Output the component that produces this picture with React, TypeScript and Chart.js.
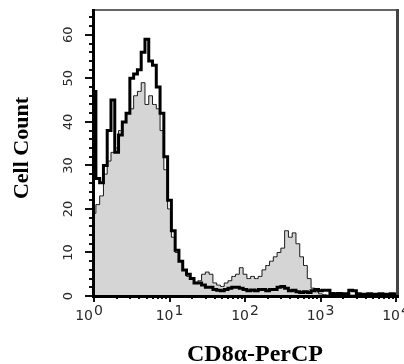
import React, { useEffect, useRef } from "react";
import { Chart, registerables } from "chart.js";

Chart.register(...registerables);

// Channel positions in decades (log10 of fluorescence)
const binLog = [
  0.0, 0.05, 0.1, 0.15, 0.2, 0.25, 0.3, 0.35, 0.4, 0.45,
  0.5, 0.55, 0.6, 0.65, 0.7, 0.75, 0.8, 0.85, 0.9, 0.95,
  1.0, 1.05, 1.1, 1.15, 1.2, 1.25, 1.3, 1.35, 1.4, 1.45,
  1.5, 1.55, 1.6, 1.65, 1.7, 1.75, 1.8, 1.85, 1.9, 1.95,
  2.0, 2.05, 2.1, 2.15, 2.2, 2.25, 2.3, 2.35, 2.4, 2.45,
  2.5, 2.55, 2.6, 2.65, 2.7, 2.75, 2.8, 2.85, 2.9, 2.95,
  3.0, 3.05, 3.1, 3.15, 3.2, 3.25, 3.3, 3.35, 3.4, 3.45,
  3.5, 3.55, 3.6, 3.65, 3.7, 3.75, 3.8, 3.85, 3.9, 3.95,
  4.0,
];

// Gray filled histogram (thin outline)
const grayCounts = [
  19, 21, 23, 28, 31, 33, 34, 38, 40, 42,
  43, 46, 47, 49, 44, 46, 44, 43, 38, 29,
  20, 13.5, 10, 8, 6, 4.5, 4, 3, 3.5, 5,
  5.5, 5, 3, 2.5, 2.2, 3, 3.5, 4.5, 5, 6.5,
  5, 4, 4.5, 4, 4.5, 6, 7, 8, 9, 10,
  11, 15, 13.5, 14.5, 12, 9, 7, 4, 1.8, 1,
  0.5, 0.3, 0.2, 0.2, 0.2, 0.2, 0.2, 0.2, 0.2, 0.2,
  0.2, 0.2, 0.2, 0.2, 0.2, 0.2, 0.2, 0.2, 0.2, 0.2,
  0.2,
];

// Thick black histogram
const blackCounts = [
  47, 27, 26, 30, 38, 45, 33, 37, 40, 42,
  50, 51, 52, 56, 59, 54, 53, 48, 42, 32,
  22, 15, 10.5, 8, 6, 5, 4, 3, 3, 2.5,
  2, 2, 1.5, 1.3, 1.2, 1.5, 1.8, 2, 2, 1.8,
  1.5, 1.2, 1.4, 1.2, 1.5, 1.5, 1.2, 1.5, 1.5, 2,
  2.2, 1.8, 1.2, 1.3, 1, 0.8, 1, 0.8, 1.2, 1.5,
  1.2, 1.3, 1.3, 0.6, 0.5, 0.6, 0.5, 0.5, 1.3, 1.2,
  0.5, 0.4, 0.4, 0.5, 0.4, 0.4, 0.5, 0.4, 0.4, 0.5,
  0.4,
];

const xTickExponents = ["0", "1", "2", "3", "4"];
const yTickLabels = [0, 10, 20, 30, 40, 50, 60];
const xTitle = "CD8α-PerCP";
const yTitle = "Cell Count";

const framePlugin = {
  id: "frame",
  afterDraw(chart: any) {
    const { ctx, chartArea: a, scales } = chart;
    const xs = scales.x;
    const ys = scales.y;
    const L = Math.round(a.left);
    const B = Math.round(a.bottom);
    ctx.save();
    // gray top & right border
    ctx.fillStyle = "#666666";
    ctx.fillRect(L, 9, 398 - L, 2);
    ctx.fillStyle = "#444444";
    ctx.fillRect(396, 9, 3, B - 9);

    // y ticks
    ctx.fillStyle = "#111";
    for (let v = 0; v <= 64; v += 2) {
      const y = Math.round(ys.getPixelForValue(v));
      const len = v % 10 === 0 ? 9 : 5;
      ctx.fillRect(L - len, y - 1, len, 2);
    }
    // x ticks
    for (let d = 0; d < 4; d++) {
      for (let m = 1; m <= 9; m++) {
        const x = Math.round(xs.getPixelForValue(m * Math.pow(10, d)));
        const len = m === 1 ? 6 : 3;
        ctx.fillRect(x - 1, B, 2, len);
      }
    }
    {
      const x = Math.round(xs.getPixelForValue(10000));
      ctx.fillRect(x - 1, B, 2, 6);
    }

    // thick black axes
    ctx.fillStyle = "#000";
    ctx.fillRect(L - 2, 9, 3, B - 9 + 2);
    ctx.fillRect(L - 2, B - 1, 399 - L + 2, 3);

    // y tick labels (rotated)
    ctx.fillStyle = "#2a2a2a";
    ctx.font = "13px 'DejaVu Sans'";
    ctx.textAlign = "center";
    ctx.textBaseline = "middle";
    for (const v of yTickLabels) {
      const y = ys.getPixelForValue(v);
      ctx.save();
      ctx.translate(69, y);
      ctx.rotate(-Math.PI / 2);
      ctx.fillText(String(v), 0, 0);
      ctx.restore();
    }

    // x tick labels: 10 with superscript exponent
    ctx.textAlign = "left";
    ctx.textBaseline = "alphabetic";
    xTickExponents.forEach((e, i) => {
      const x = xs.getPixelForValue(Math.pow(10, i));
      const base = "10";
      ctx.font = "14px 'DejaVu Sans'";
      const w1 = ctx.measureText(base).width;
      const w2 = ctx.measureText(e).width;
      const total = w1 + 1 + w2;
      const start = x - total / 2 - (i === 0 ? 5 : 0);
      ctx.fillText(base, start, 320);
      ctx.fillText(e, start + w1 + 1, 315);
    });

    // axis titles
    ctx.fillStyle = "#000";
    ctx.font = "bold 24px 'Liberation Serif'";
    ctx.textAlign = "center";
    ctx.textBaseline = "alphabetic";
    ctx.fillText(xTitle, 255, 361);

    ctx.save();
    ctx.font = "bold 22px 'Liberation Serif'";
    ctx.translate(22, 148);
    ctx.rotate(-Math.PI / 2);
    ctx.textBaseline = "middle";
    ctx.fillText(yTitle, 0, 0);
    ctx.restore();

    ctx.restore();
  },
};

export default function App() {
  const ref = useRef<HTMLCanvasElement | null>(null);

  useEffect(() => {
    if (!ref.current) return;
    const toPoints = (vals: number[]) =>
      binLog.map((p, i) => ({ x: Math.pow(10, p), y: vals[i] }));

    const chart = new Chart(ref.current, {
      type: "line",
      data: {
        datasets: [
          {
            label: "CD8α",
            data: toPoints(blackCounts),
            borderColor: "#000",
            borderWidth: 3,
            stepped: "middle",
            pointRadius: 0,
            fill: false,
            order: 0,
          },
          {
            label: "Control",
            data: toPoints(grayCounts),
            borderColor: "#1a1a1a",
            backgroundColor: "#d5d5d5",
            borderWidth: 1,
            stepped: "middle",
            pointRadius: 0,
            fill: "origin",
            order: 1,
          },
        ],
      },
      options: {
        responsive: false,
        animation: false,
        devicePixelRatio: 1,
        layout: { padding: { top: 10, right: 8, left: 0, bottom: 0 } },
        plugins: {
          legend: { display: false },
          tooltip: { enabled: false },
        },
        scales: {
          x: {
            type: "logarithmic",
            min: 1,
            max: 10000,
            ticks: { display: false },
            grid: { display: false },
            border: { display: false },
            afterFit: (s: any) => {
              s.height = 68;
            },
          },
          y: {
            type: "linear",
            min: 0,
            max: 65.7,
            ticks: { display: false },
            grid: { display: false },
            border: { display: false },
            afterFit: (s: any) => {
              s.width = 94;
            },
          },
        },
      },
      plugins: [framePlugin],
    });
    return () => chart.destroy();
  }, []);

  return (
    <div style={{ position: "absolute", left: 0, top: 0, width: 404, height: 364, background: "#fff" }}>
      <canvas ref={ref} width={404} height={364} />
    </div>
  );
}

[What is being asked]
Copy out every line of the listing that includes the string "with".

[Output for this exercise]
Output the component that produces this picture with React, TypeScript and Chart.js.
    // x tick labels: 10 with superscript exponent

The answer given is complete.